### What is needed:
Filter the records below down to lines containing "this".

### Extracted entries:
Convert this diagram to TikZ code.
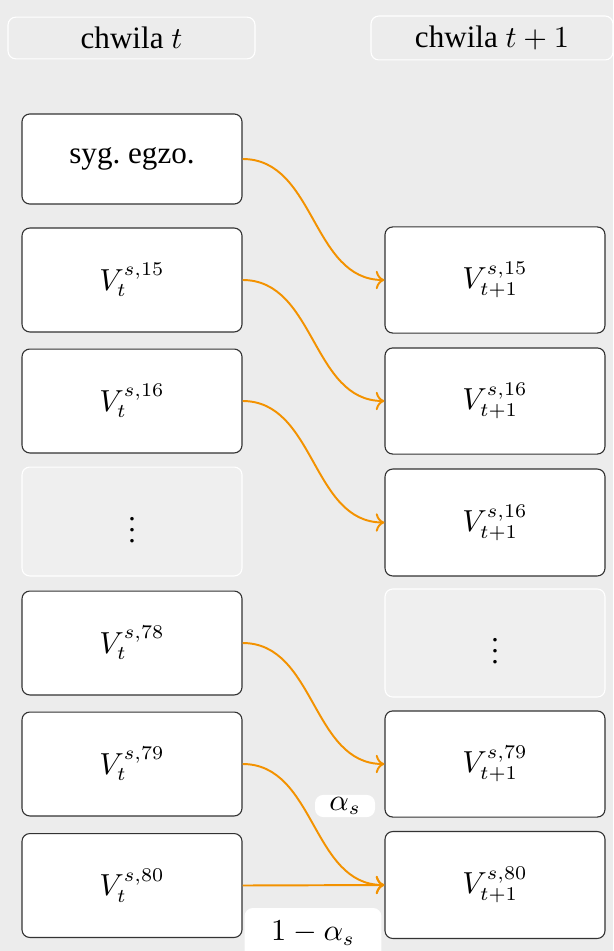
\documentclass[tikz,border=0pt]{standalone}
\usepackage{amsmath}
\usepackage{fontspec}
\setmainfont{Liberation Serif}
\usetikzlibrary{arrows.meta}
\definecolor{bgc}{RGB}{236,236,236}
\definecolor{gapc}{RGB}{239,239,239}
\definecolor{flow}{RGB}{243,146,0}
\frenchspacing
\begin{document}
\begin{tikzpicture}[x=0.36pt,y=-0.36pt,
  font=\fontsize{10.7}{13}\selectfont,
  txt/.style={font=\fontsize{11.2}{13}\selectfont},
  statebox/.style={draw=black!80,fill=white,rounded corners=2.8pt,line width=0.4pt,
    minimum width=79.2pt,minimum height=37.4pt,inner sep=0pt},
  gapbox/.style={statebox,draw=white,fill=gapc},
  headbox/.style={draw=white,fill=bgc,rounded corners=2.8pt,line width=0.4pt,
    minimum height=15pt,inner sep=0pt,txt},
  flowline/.style={draw=flow,line width=0.7pt,->},
  wlabel/.style={fill=white,rounded corners=3pt,inner sep=0pt}]
  % canvas
  \fill[bgc] (0,0) rectangle (613,951);
  \useasboundingbox (0,0) rectangle (613,951);
  % column headers
  \node[headbox,minimum width=88.9pt] (hl) at (131.5,38) {chwila $t$};
  \node[headbox,minimum width=87.1pt,minimum height=15.8pt] (hr) at (492,38) {chwila $t+1$};
  % time t
  \node[statebox,minimum height=32.4pt,txt] (syg) at (132,159) {syg. egzo.};
  \node[statebox] (a15) at (132,280) {$V_t^{s,15}$};
  \node[statebox] (a16) at (132,401) {$V_t^{s,16}$};
  \node[gapbox,minimum height=39.2pt] (adots) at (132,521.5) {$\vdots$};
  \node[statebox] (a78) at (132,643) {$V_t^{s,78}$};
  \node[statebox] (a79) at (132,764) {$V_t^{s,79}$};
  \node[statebox] (a80) at (132,885.5) {$V_t^{s,80}$};
  % time t+1
  \node[statebox,minimum height=38.2pt] (b15) at (495,280) {$V_{t+1}^{s,15}$};
  \node[statebox,minimum height=38.2pt] (b16) at (495,401) {$V_{t+1}^{s,16}$};
  \node[statebox,minimum height=38.5pt] (b16b) at (495,522.5) {$V_{t+1}^{s,16}$};
  \node[gapbox,minimum height=38.9pt] (bdots) at (495,643) {$\vdots$};
  \node[statebox,minimum height=38.2pt] (b79) at (495,764) {$V_{t+1}^{s,79}$};
  \node[statebox,minimum height=38.5pt] (b80) at (495,885) {$V_{t+1}^{s,80}$};
  % transitions
  \draw[flowline] (syg.east) to[out=0,in=180] (b15.west);
  \draw[flowline] (a15.east) to[out=0,in=180] (b16.west);
  \draw[flowline] (a16.east) to[out=0,in=180] (b16b.west);
  \draw[flowline] (a78.east) to[out=0,in=180] (b79.west);
  \draw[flowline] (a79.east) to[out=0,in=180] (b80.west);
  \draw[flowline] (a80.east) -- (b80.west);
  % weights
  \node[wlabel,minimum width=21.6pt,minimum height=8pt] (wa) at (345,806) {$\alpha_s$};
  \node[wlabel,minimum width=49.3pt,minimum height=18pt] (wb) at (313,933) {$1-\alpha_s$};
\end{tikzpicture}
\end{document}
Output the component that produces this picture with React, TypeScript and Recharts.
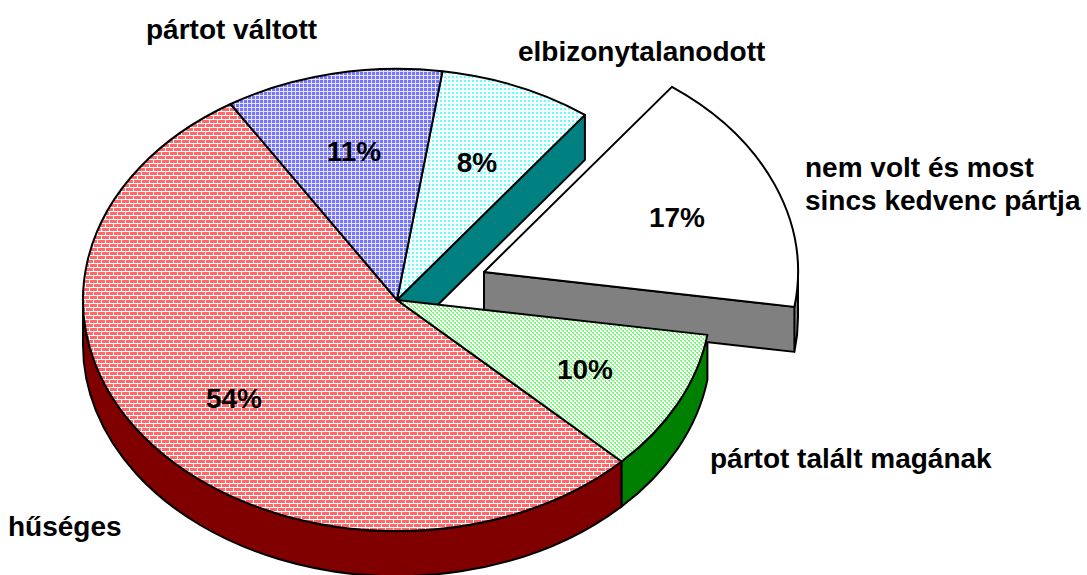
import { Pie, PieChart } from 'recharts';

const categories = ['hűséges', 'pártot talált magának', 'nem volt és most sincs kedvenc pártja', 'elbizonytalanodott', 'pártot váltott'];
const shares = [53.8, 9.9, 17.2, 7.9, 11.2];
const percentLabels = ['54%', '10%', '17%', '8%', '11%'];
const fills = ['url(#brick)', 'url(#greenDots)', '#ffffff', 'url(#cyanDots)', 'url(#blueWeave)'];
const wallColors = ['#800000', '#008000', '#808080', '#008080', '#000080'];
const explodeX = [0, 0, 87, 0, 0];
const explodeY = [0, 0, -28, 0, 0];
const percentX = [234, 585, 677, 477, 354];
const percentY = [408, 379, 227, 172, 161];
const nameLines = [
  { text: 'hűséges', x: 8, y: 536 },
  { text: 'pártot talált magának', x: 710, y: 468 },
  { text: 'nem volt és most', x: 805, y: 177 },
  { text: 'sincs kedvenc pártja', x: 805, y: 210 },
  { text: 'elbizonytalanodott', x: 518, y: 61 },
  { text: 'pártot váltott', x: 146, y: 39 },
];

const chartData = categories.map((name, i) => ({ name, value: shares[i] }));

const SQUASH = 0.736;
const DEPTH = 45;
const FONT = '"Liberation Sans", Arial, sans-serif';
const FONT_SIZE = 28;

const rad = (a: number) => (a * Math.PI) / 180;

const isExploded = (i: number) => explodeX[(i + shares.length) % shares.length] !== 0;

const rimPoint = (p: any, a: number) => [
  p.cx + explodeX[p.index] + p.outerRadius * Math.cos(rad(a)),
  p.cy + explodeY[p.index] - p.outerRadius * SQUASH * Math.sin(rad(a)),
];

// top face of a slice, squashed into an ellipse
const TopFace = (p: any) => {
  const cx = p.cx + explodeX[p.index];
  const cy = p.cy + explodeY[p.index];
  const [x1, y1] = rimPoint(p, p.startAngle);
  const [x2, y2] = rimPoint(p, p.endAngle);
  const large = p.endAngle - p.startAngle > 180 ? 1 : 0;
  const ry = p.outerRadius * SQUASH;
  const d = `M${cx},${cy}L${x1},${y1}A${p.outerRadius},${ry} 0 ${large} 0 ${x2},${y2}Z`;
  return <path d={d} fill={fills[p.index]} stroke="#000" strokeWidth={2} strokeLinejoin="round" />;
};

// side walls: the rim facing the viewer, and cut faces opened up by the exploded slice
const SideWalls = (p: any) => {
  const cx = p.cx + explodeX[p.index];
  const cy = p.cy + explodeY[p.index];
  const ry = p.outerRadius * SQUASH;
  const edge = (a: number) => {
    const [x, y] = rimPoint(p, a);
    return `M${cx},${cy}L${x},${y}L${x},${y + DEPTH}L${cx},${cy + DEPTH}Z`;
  };
  let d = '';
  if (Math.cos(rad(p.startAngle)) > 0 && (isExploded(p.index) || isExploded(p.index - 1))) d += edge(p.startAngle);
  if (Math.cos(rad(p.endAngle)) < 0 && (isExploded(p.index) || isExploded(p.index + 1))) d += edge(p.endAngle);
  // lower half of the ellipse is 180..360 (and 540..720 after wrapping)
  for (const base of [180, 540]) {
    const from = Math.max(p.startAngle, base);
    const to = Math.min(p.endAngle, base + 180);
    if (to > from) {
      const [x1, y1] = rimPoint(p, from);
      const [x2, y2] = rimPoint(p, to);
      d += `M${x1},${y1}A${p.outerRadius},${ry} 0 0 0 ${x2},${y2}L${x2},${y2 + DEPTH}A${p.outerRadius},${ry} 0 0 1 ${x1},${y1 + DEPTH}Z`;
    }
  }
  if (!d) return <g />;
  return <path d={d} fill={wallColors[p.index]} stroke="#000" strokeWidth={2} strokeLinejoin="round" />;
};

const renderPercent = (p: any) => (
  <text key={p.index} x={percentX[p.index]} y={percentY[p.index]} textAnchor="middle" fontFamily={FONT} fontWeight="bold" fontSize={FONT_SIZE} fill="#000">
    {percentLabels[p.index]}
  </text>
);

export default function App() {
  return (
    <div style={{ position: 'absolute', left: 0, top: 0, width: 1087, height: 575, background: '#fff', overflow: 'hidden' }}>
      <PieChart width={1087} height={575} margin={{ top: 0, right: 0, bottom: 0, left: 0 }}>
        <defs>
          <pattern id="brick" width="8" height="8" patternUnits="userSpaceOnUse">
            <rect width="8" height="8" fill="#ff6868" shapeRendering="crispEdges" />
            <rect y="3" width="8" height="1" fill="#fff" shapeRendering="crispEdges" />
            <rect y="7" width="8" height="1" fill="#fff" shapeRendering="crispEdges" />
            <rect x="1" width="1" height="3" fill="#fff" shapeRendering="crispEdges" />
            <rect x="5" y="4" width="1" height="3" fill="#fff" shapeRendering="crispEdges" />
          </pattern>
          <pattern id="blueWeave" width="4" height="4" patternUnits="userSpaceOnUse">
            <rect width="4" height="4" fill="#7474ff" shapeRendering="crispEdges" />
            <rect x="3" width="1" height="4" fill="#e4e4ff" shapeRendering="crispEdges" />
            <rect y="3" width="4" height="1" fill="#e4e4ff" shapeRendering="crispEdges" />
          </pattern>
          <pattern id="cyanDots" width="4" height="4" patternUnits="userSpaceOnUse">
            <rect width="4" height="4" fill="#fff" shapeRendering="crispEdges" />
            <rect width="2" height="2" fill="#66ffff" shapeRendering="crispEdges" />
            <rect x="2" y="2" width="1" height="1" fill="#bbffff" shapeRendering="crispEdges" />
          </pattern>
          <pattern id="greenDots" width="4" height="4" patternUnits="userSpaceOnUse">
            <rect width="4" height="4" fill="#fff" shapeRendering="crispEdges" />
            <rect width="2" height="1" fill="#66ff66" shapeRendering="crispEdges" />
            <rect x="2" y="2" width="2" height="1" fill="#66ff66" shapeRendering="crispEdges" />
            <rect x="1" y="1" width="1" height="1" fill="#66ff66" shapeRendering="crispEdges" />
            <rect x="3" y="3" width="1" height="1" fill="#66ff66" shapeRendering="crispEdges" />
          </pattern>
        </defs>
        <Pie
          data={chartData}
          dataKey="value"
          nameKey="name"
          cx={397}
          cy={300}
          innerRadius={0}
          outerRadius={314}
          startAngle={122}
          endAngle={482}
          shape={SideWalls}
          isAnimationActive={false}
          legendType="none"
        />
        <Pie
          data={chartData}
          dataKey="value"
          nameKey="name"
          cx={397}
          cy={300}
          innerRadius={0}
          outerRadius={314}
          startAngle={122}
          endAngle={482}
          shape={TopFace}
          label={renderPercent}
          labelLine={false}
          isAnimationActive={false}
          legendType="none"
        />
        {nameLines.map((l) => (
          <text key={l.text} x={l.x} y={l.y} fontFamily={FONT} fontWeight="bold" fontSize={FONT_SIZE} fill="#000">
            {l.text}
          </text>
        ))}
      </PieChart>
    </div>
  );
}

### Expected output:
Convert this diagram to TikZ code.
Output the component that produces this picture with React, TypeScript and Recharts.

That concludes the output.